- Task prompt:
Leave out all pictures and return, exactly as written, the lines from the line containing "What matplotlib code" to the line containing "plt.rcParams['font.weight'] = 'bold'", both ends kept.

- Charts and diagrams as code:
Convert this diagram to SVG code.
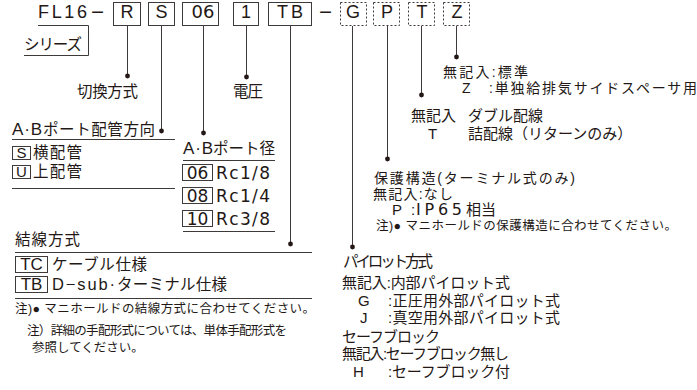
<svg xmlns="http://www.w3.org/2000/svg" width="697" height="390" viewBox="0 0 697 390">
<style>
text{font-family:"Liberation Sans","Noto Sans CJK JP",sans-serif;fill:#231815}
.dv{font-family:"DejaVu Sans","Noto Sans CJK JP",sans-serif}
.big{font-size:18px}
.lb{font-size:15.5px}
.md{font-size:15px}
.rs{font-size:14px}
.sm{font-size:12.5px}
.bx{fill:none;stroke:#3e3a39;stroke-width:1}
.dbx{fill:none;stroke:#3e3a39;stroke-width:1;stroke-dasharray:2,2}
.ln{stroke:#3e3a39;stroke-width:1;fill:none}
.dot{fill:#231815}
</style>
<rect width="697" height="390" fill="#fff"/>
<g id="code">
<text class="big" x="38" y="18" textLength="49" lengthAdjust="spacing">FL16</text>
<text class="big" x="91" y="18" textLength="13" lengthAdjust="spacingAndGlyphs">−</text>
<rect class="bx" x="113.5" y="2.5" width="27" height="23"/>
<text class="big" x="127" y="18" text-anchor="middle">R</text>
<rect class="bx" x="148.5" y="2.5" width="26" height="23"/>
<text class="big" x="161.5" y="18" text-anchor="middle">S</text>
<rect class="bx" x="182.5" y="2.5" width="36" height="23"/>
<text class="big dv" x="203" y="18" text-anchor="middle">06</text>
<rect class="bx" x="233.5" y="2.5" width="25" height="23"/>
<text class="big" x="246" y="18" text-anchor="middle">1</text>
<rect class="bx" x="268.5" y="2.5" width="43" height="23"/>
<text class="big" x="277" y="18" textLength="26" lengthAdjust="spacing">TB</text>
<text class="big" x="319" y="18" textLength="13" lengthAdjust="spacingAndGlyphs">−</text>
<rect class="dbx" x="340.5" y="2.5" width="26" height="23"/>
<text class="big" x="353" y="18" text-anchor="middle">G</text>
<rect class="dbx" x="373.5" y="2.5" width="26" height="23"/>
<text class="big" x="387" y="18" text-anchor="middle">P</text>
<rect class="dbx" x="408.5" y="2.5" width="26" height="23"/>
<text class="big" x="422" y="18" text-anchor="middle">T</text>
<rect class="dbx" x="443.5" y="2.5" width="26" height="23"/>
<text class="big" x="457" y="18" text-anchor="middle">Z</text>
</g>
<g id="series">
<polyline class="ln" points="38,25.5 88.5,25.5 88.5,55.5 24,55.5"/>
<text class="lb" x="24" y="50" textLength="58" lengthAdjust="spacing">シリーズ</text>
</g>
<g id="connectors">
<line class="ln" x1="127.5" y1="26" x2="127.5" y2="76"/>
<line class="ln" x1="161.5" y1="26" x2="161.5" y2="131"/>
<line class="ln" x1="203.5" y1="26" x2="203.5" y2="133"/>
<line class="ln" x1="246.5" y1="26" x2="246.5" y2="77"/>
<line class="ln" x1="290.5" y1="26" x2="290.5" y2="244"/>
<line class="ln" x1="352.5" y1="26" x2="352.5" y2="247"/>
<line class="ln" x1="387.5" y1="26" x2="387.5" y2="159"/>
<line class="ln" x1="421.5" y1="26" x2="421.5" y2="95"/>
<line class="ln" x1="456.5" y1="26" x2="456.5" y2="57"/>
<circle class="dot" cx="127.5" cy="76" r="2.4"/>
<circle class="dot" cx="161.5" cy="131" r="2.4"/>
<circle class="dot" cx="203.5" cy="133" r="2.4"/>
<circle class="dot" cx="246.5" cy="77" r="2.4"/>
<circle class="dot" cx="290.5" cy="244" r="2.4"/>
<circle class="dot" cx="352.5" cy="247" r="2.4"/>
<circle class="dot" cx="387.5" cy="159" r="2.4"/>
<circle class="dot" cx="421.5" cy="95" r="2.4"/>
<circle class="dot" cx="456.5" cy="57" r="2.4"/>
</g>
<g id="switching">
<text class="lb" x="77" y="97" textLength="61" lengthAdjust="spacing">切換方式</text>
</g>
<g id="voltage">
<text class="lb" x="233" y="97" textLength="30" lengthAdjust="spacing">電圧</text>
</g>
<g id="port-direction">
<text x="12" y="135" font-size="17" textLength="30" lengthAdjust="spacing">A·B</text>
<text class="lb" x="43" y="135" textLength="112" lengthAdjust="spacing">ポート配管方向</text>
<line class="ln" x1="12" y1="139.5" x2="175" y2="139.5"/>
<rect class="bx" x="12.5" y="146.5" width="18" height="13"/>
<text class="md" x="21.5" y="158" text-anchor="middle">S</text>
<text class="lb" x="33" y="158" textLength="49" lengthAdjust="spacing">横配管</text>
<rect class="bx" x="12.5" y="165.5" width="18" height="13"/>
<text class="md" x="21.5" y="177" text-anchor="middle">U</text>
<text class="lb" x="33" y="177" textLength="49" lengthAdjust="spacing">上配管</text>
<line class="ln" x1="12" y1="188.5" x2="175" y2="188.5"/>
</g>
<g id="port-size">
<text x="183" y="154" font-size="17" textLength="30" lengthAdjust="spacing">A·B</text>
<text class="lb" x="213" y="154" textLength="62" lengthAdjust="spacing">ポート径</text>
<line class="ln" x1="183" y1="160.5" x2="275" y2="160.5"/>
<rect class="bx" x="182.5" y="164.5" width="30" height="16"/>
<text class="dv" x="197.5" y="179" font-size="17" text-anchor="middle">06</text>
<text class="dv" x="216" y="179" font-size="17" textLength="54" lengthAdjust="spacing">Rc1/8</text>
<rect class="bx" x="182.5" y="187.5" width="30" height="16"/>
<text class="dv" x="197.5" y="202" font-size="17" text-anchor="middle">08</text>
<text class="dv" x="216" y="202" font-size="17" textLength="54" lengthAdjust="spacing">Rc1/4</text>
<rect class="bx" x="182.5" y="210.5" width="30" height="16"/>
<text class="dv" x="197.5" y="225" font-size="17" text-anchor="middle">10</text>
<text class="dv" x="216" y="225" font-size="17" textLength="54" lengthAdjust="spacing">Rc3/8</text>
<line class="ln" x1="183" y1="231.5" x2="275" y2="231.5"/>
</g>
<g id="wiring">
<text class="lb" x="15" y="245" textLength="65" lengthAdjust="spacing">結線方式</text>
<line class="ln" x1="15" y1="252.5" x2="312" y2="252.5"/>
<rect class="bx" x="15.5" y="256.5" width="32" height="16"/>
<text x="31.5" y="270" font-size="17" text-anchor="middle">TC</text>
<text class="lb" x="52" y="270" textLength="95" lengthAdjust="spacing">ケーブル仕様</text>
<rect class="bx" x="15.5" y="276.5" width="32" height="16"/>
<text x="31.5" y="290" font-size="17" text-anchor="middle">TB</text>
<text x="52" y="290" font-size="16.5" textLength="63" lengthAdjust="spacing">D−sub·</text>
<text class="lb" x="117" y="290" textLength="110" lengthAdjust="spacing">ターミナル仕様</text>
<line class="ln" x1="15" y1="298.5" x2="312" y2="298.5"/>
<text class="sm" x="15" y="313" textLength="300" lengthAdjust="spacing">注)● マニホールドの結線方式に合わせてください。</text>
</g>
<g id="note">
<text class="sm" x="27" y="335" textLength="260" lengthAdjust="spacing">注）詳細の手配形式については、単体手配形式を</text>
<text class="sm" x="32" y="352">参照してください。</text>
</g>
<g id="spacer">
<text class="rs" x="443" y="76.5" textLength="85" lengthAdjust="spacing">無記入:標準</text>
<text class="rs" x="462" y="92.5">Z</text>
<text class="rs" x="489" y="92.5" textLength="208" lengthAdjust="spacing">:単独給排気サイドスペーサ用</text>
</g>
<g id="return">
<text class="md" x="411" y="121">無記入</text>
<text class="md" x="468" y="121">ダブル配線</text>
<text class="md" x="428" y="139">T</text>
<text class="md" x="468" y="139">詰配線（リターンのみ）</text>
</g>
<g id="protection">
<text class="rs" x="374" y="182.5" textLength="201" lengthAdjust="spacing">保護構造(ターミナル式のみ)</text>
<text class="rs" x="373" y="198.5" textLength="80" lengthAdjust="spacing">無記入:なし</text>
<text class="md" x="392" y="214.5">P</text>
<text class="md" x="411" y="214.5">:</text>
<text class="dv" x="416" y="214.5" font-size="16" textLength="46" lengthAdjust="spacing">IP65</text>
<text class="md" x="466" y="214.5">相当</text>
<text class="sm" x="376" y="229.5" textLength="301" lengthAdjust="spacing">注)● マニホールドの保護構造に合わせてください。</text>
</g>
<g id="pilot">
<text class="lb" x="343" y="267" textLength="90" lengthAdjust="spacing">パイロット方式</text>
<text class="md" x="342" y="288" textLength="168" lengthAdjust="spacing">無記入:内部パイロット式</text>
<text class="md" x="358" y="306">G</text>
<text class="md" x="388" y="306" textLength="172" lengthAdjust="spacing">:正圧用外部パイロット式</text>
<text class="md" x="360" y="323">J</text>
<text class="md" x="388" y="323" textLength="172" lengthAdjust="spacing">:真空用外部パイロット式</text>
</g>
<g id="safety">
<text class="md" x="342" y="342" textLength="98" lengthAdjust="spacing">セーフブロック</text>
<text class="md" x="342" y="359" textLength="167" lengthAdjust="spacing">無記入:セーフブロック無し</text>
<text class="md" x="353" y="377">H</text>
<text class="md" x="388" y="377" textLength="122" lengthAdjust="spacing">:セーフブロック付</text>
</g>
</svg>
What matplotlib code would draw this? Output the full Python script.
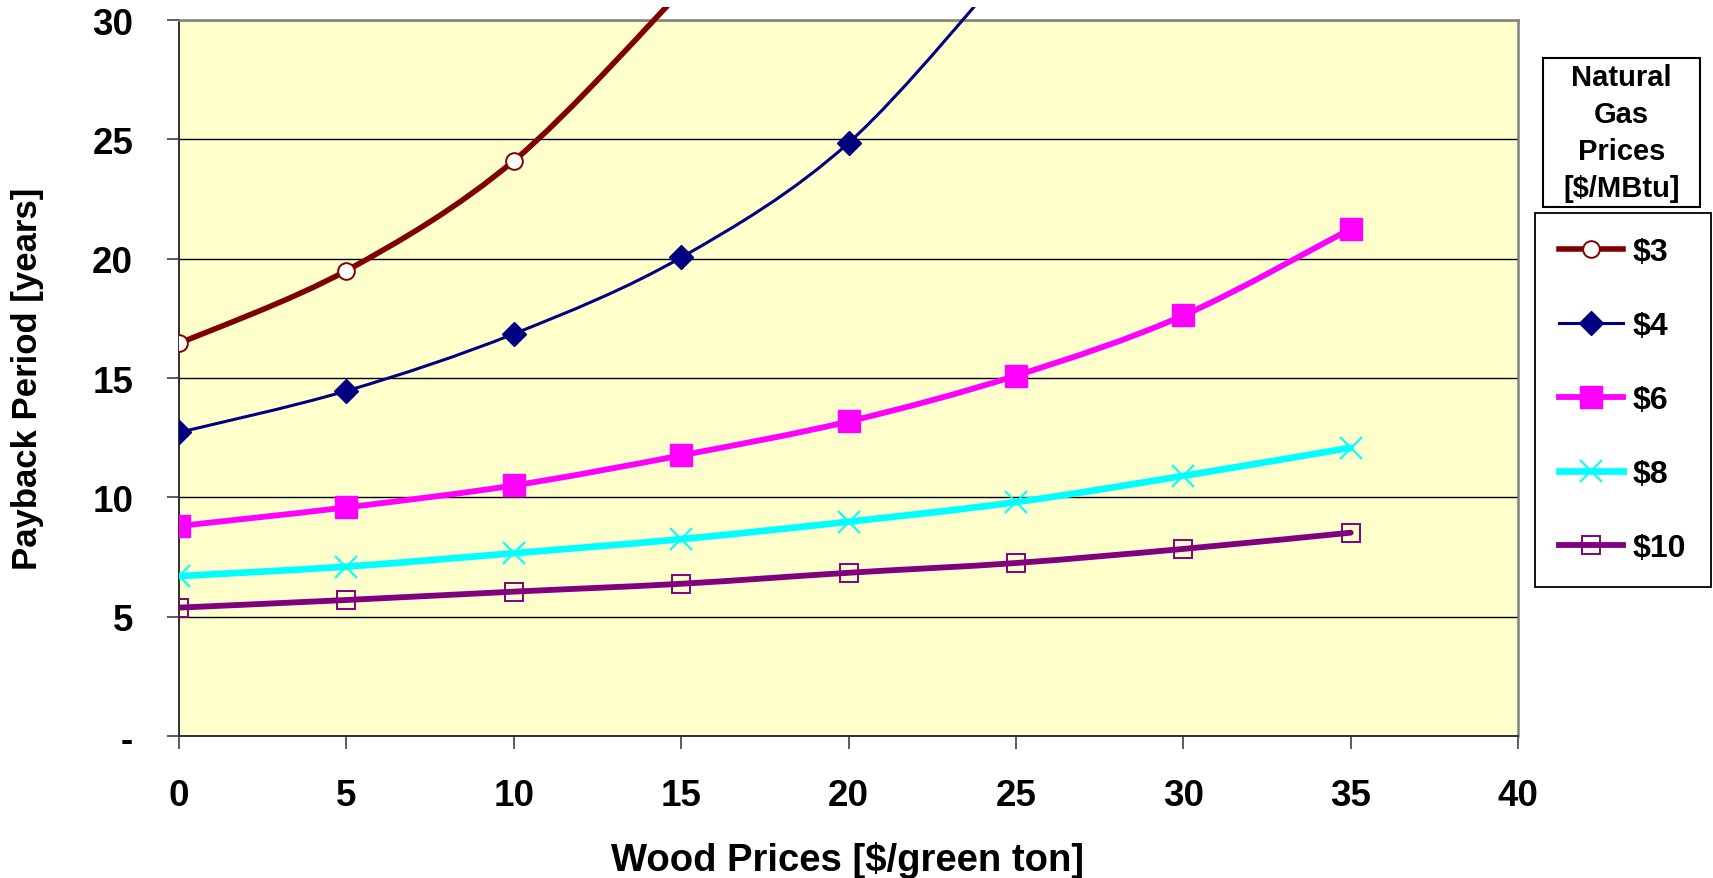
import numpy as np
import matplotlib
matplotlib.use('Agg')
import matplotlib.pyplot as plt
from matplotlib.path import Path
from matplotlib.patches import PathPatch, Rectangle
from matplotlib.lines import Line2D
from matplotlib.ticker import FuncFormatter

plt.rcParams['font.family'] = ['Liberation Sans', 'DejaVu Sans']
plt.rcParams['font.weight'] = 'bold'

# wood price on the x axis, payback period per natural gas price
wood = [0, 5, 10, 15, 20, 25, 30, 35]
gas3 = [16.45, 19.5, 24.1, 31.2]
gas4 = [12.72, 14.46, 16.85, 20.05, 24.85, 32.6]
gas6 = [8.8, 9.58, 10.5, 11.76, 13.18, 15.1, 17.62, 21.25]
gas8 = [6.7, 7.1, 7.66, 8.25, 8.98, 9.8, 10.9, 12.08]
gas10 = [5.38, 5.7, 6.05, 6.38, 6.84, 7.25, 7.84, 8.52]
labels = ['$3', '$4', '$6', '$8', '$10']

styles = [
    dict(color='#800000', lw=4.0, marker='o', ms=12, mfc='white', mec='#800000', mew=1.4),
    dict(color='#000080', lw=2.2, marker='D', ms=12.5, mfc='#000080', mec='#000080', mew=1),
    dict(color='#FF00FF', lw=4.2, marker='s', ms=15.5, mfc='#FF00FF', mec='#FF00FF', mew=1),
    dict(color='#00FFFF', lw=4.8, marker='x', ms=16.5, mfc='#00FFFF', mec='#00FFFF', mew=1.5),
    dict(color='#800080', lw=4.2, marker='s', ms=12.5, mfc='none', mec='#800080', mew=1.4),
]


def smooth_path(x, y):
    # excel style smoothed line: bezier through the points
    pts = np.column_stack([x, y]).astype(float)
    n = len(pts)
    verts = [pts[0]]
    codes = [Path.MOVETO]
    for i in range(n - 1):
        p0 = pts[max(i - 1, 0)]
        p1, p2 = pts[i], pts[i + 1]
        p3 = pts[min(i + 2, n - 1)]
        verts += [p1 + (p2 - p0) / 6, p2 - (p3 - p1) / 6, p2]
        codes += [Path.CURVE4] * 3
    return Path(verts, codes)


fig = plt.figure(figsize=(17.13, 8.79), dpi=100)
ax = fig.add_axes([0.1045, 0.1615, 0.7817, 0.8146])
ax.set_facecolor('#FFFFCC')

series = [gas3, gas4, gas6, gas8, gas10]
for vals, st in zip(series, styles):
    xs = wood[:len(vals)]
    patch = PathPatch(smooth_path(xs, vals), facecolor='none', edgecolor=st['color'],
                      lw=st['lw'], zorder=3, capstyle='round', joinstyle='round')
    ax.add_patch(patch)
    # lines run a little above the plot area, like the original
    clip = Rectangle((0, 0), 1, 1 + 13 / 716, transform=ax.transAxes)
    patch.set_clip_path(clip)
    ax.plot(xs, vals, linestyle='none', marker=st['marker'], ms=st['ms'],
            mfc=st['mfc'], mec=st['mec'], mew=st['mew'], zorder=4)

ax.set_xlim(0, 40)
ax.set_ylim(0, 30)
ax.set_xticks(range(0, 41, 5))
ax.set_yticks(range(0, 31, 5))
ax.yaxis.set_major_formatter(FuncFormatter(lambda v, p: '-' if v == 0 else f'{v:g}'))
ax.grid(axis='y', color='black', lw=1.0)
ax.set_axisbelow(True)
ax.tick_params(axis='both', direction='out', length=9, width=1.2, labelsize=26.5, color='#404040')
ax.tick_params(axis='x', pad=21)
ax.tick_params(axis='y', pad=24)
for side in ['top', 'right']:
    ax.spines[side].set_color('#808080')
    ax.spines[side].set_linewidth(1.8)
for side in ['left', 'bottom']:
    ax.spines[side].set_color('#303030')
    ax.spines[side].set_linewidth(1.4)

fig.text(0.0163, 0.569, 'Payback Period [years]', rotation=90, ha='center', va='center', fontsize=25)
fig.text(0.495, 0.0205, 'Wood Prices [$/green ton]', ha='center', va='center', fontsize=27.5)

# legend title box
fig.patches.append(Rectangle((0.9008, 0.7634), 0.0917, 0.1695, transform=fig.transFigure,
                             facecolor='white', edgecolor='black', lw=1.5))
fig.text(0.9466, 0.8481, 'Natural\nGas\nPrices\n[$/MBtu]', ha='center', va='center',
         fontsize=21, linespacing=1.4)

handles = [Line2D([], [], color=st['color'], lw=st['lw'], marker=st['marker'], ms=st['ms'],
                  mfc=st['mfc'], mec=st['mec'], mew=st['mew']) for st in styles]
leg = fig.legend(handles, labels, loc='upper left', bbox_to_anchor=(0.8961, 0.3424, 0.1027, 0.4141),
                 bbox_transform=fig.transFigure, mode='expand', borderaxespad=0, fontsize=23,
                 borderpad=0.75, labelspacing=1.38, handlelength=2.0, handletextpad=0.3,
                 fancybox=False, edgecolor='black', framealpha=1)
leg.get_frame().set_linewidth(1.3)

fig.savefig('out.png', dpi=100)
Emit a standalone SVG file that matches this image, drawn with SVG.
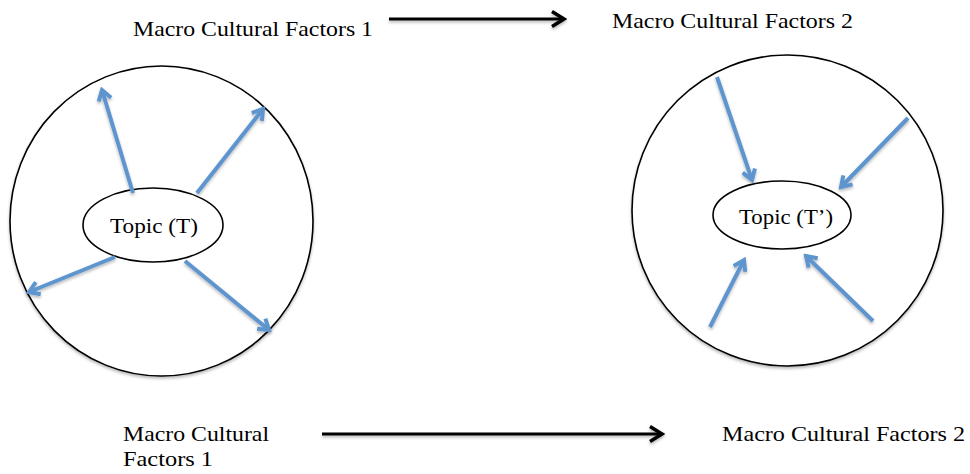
<svg xmlns="http://www.w3.org/2000/svg" width="970" height="474" viewBox="0 0 970 474">
<defs>
<filter id="sh" x="-10%" y="-10%" width="120%" height="125%">
<feDropShadow dx="0" dy="2" stdDeviation="1.8" flood-color="#000" flood-opacity="0.28"/>
</filter>
<marker id="bh" viewBox="0 0 16 16" refX="13" refY="8" markerWidth="16" markerHeight="16" markerUnits="userSpaceOnUse" orient="auto">
<path d="M3,1.5 L13,8 L3,14.5" fill="none" stroke="#5F95CE" stroke-width="4" stroke-linecap="butt" stroke-linejoin="miter"/>
</marker>
<marker id="kh" viewBox="0 0 18 20" refX="15" refY="10" markerWidth="18" markerHeight="20" markerUnits="userSpaceOnUse" orient="auto">
<path d="M3,2.5 L15,10 L3,17.5" fill="none" stroke="#000" stroke-width="3.4"/>
</marker>
</defs>
<style>
text{font-family:"Liberation Serif","Times New Roman",serif;fill:#000}
.lbl{font-size:21px}
.tp{font-size:22px}
.ring{fill:#fff;stroke:#000;stroke-width:1.6}
.blue{fill:none;stroke:#5F95CE;stroke-width:4;marker-end:url(#bh)}
.blk{fill:none;stroke:#000;stroke-width:3.2;marker-end:url(#kh)}
</style>
<g id="circle-left" filter="url(#sh)"><ellipse class="ring" cx="161.5" cy="221" rx="151.5" ry="155"/></g>
<g id="circle-right" filter="url(#sh)"><ellipse class="ring" cx="787.5" cy="210.5" rx="155.5" ry="155.5"/></g>
<g id="topic-t"><ellipse class="ring" cx="153" cy="225" rx="70" ry="37"/><text class="tp" x="154" y="233" text-anchor="middle" textLength="88" lengthAdjust="spacingAndGlyphs">Topic (T)</text></g>
<g id="topic-t2"><ellipse class="ring" cx="782" cy="215" rx="69" ry="34"/><text class="tp" x="786" y="224" text-anchor="middle" textLength="94" lengthAdjust="spacingAndGlyphs">Topic (T’)</text></g>
<g id="label-top-1"><text class="lbl" x="133" y="36" textLength="240" lengthAdjust="spacingAndGlyphs">Macro Cultural Factors 1</text></g>
<g id="label-top-2"><text class="lbl" x="612" y="28" textLength="241" lengthAdjust="spacingAndGlyphs">Macro Cultural Factors 2</text></g>
<g id="label-bottom-1"><text class="lbl" x="123" y="441" textLength="146" lengthAdjust="spacingAndGlyphs">Macro Cultural</text><text class="lbl" x="123" y="466" textLength="90" lengthAdjust="spacingAndGlyphs">Factors 1</text></g>
<g id="label-bottom-2"><text class="lbl" x="722" y="441" textLength="243" lengthAdjust="spacingAndGlyphs">Macro Cultural Factors 2</text></g>
<g id="connectors" filter="url(#sh)">
<line class="blk" x1="389" y1="19" x2="564" y2="19"/>
<line class="blk" x1="322" y1="434" x2="662" y2="434"/>
<line class="blue" x1="133" y1="193" x2="102" y2="90"/>
<line class="blue" x1="197" y1="193" x2="263" y2="109"/>
<line class="blue" x1="115" y1="257" x2="29" y2="292"/>
<line class="blue" x1="185" y1="261" x2="269" y2="330"/>
<line class="blue" x1="717" y1="77" x2="752" y2="180"/>
<line class="blue" x1="908" y1="118" x2="841" y2="187"/>
<line class="blue" x1="710" y1="327" x2="744" y2="260"/>
<line class="blue" x1="873" y1="321" x2="806" y2="256"/>
</g>
</svg>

- Output below:
What matplotlib code would draw this? Output the full Python script.
import numpy as np
import matplotlib
matplotlib.use('Agg')
import matplotlib.pyplot as plt
from matplotlib.path import Path
from matplotlib.patches import PathPatch, Rectangle
from matplotlib.lines import Line2D
from matplotlib.ticker import FuncFormatter

plt.rcParams['font.family'] = ['Liberation Sans', 'DejaVu Sans']
plt.rcParams['font.weight'] = 'bold'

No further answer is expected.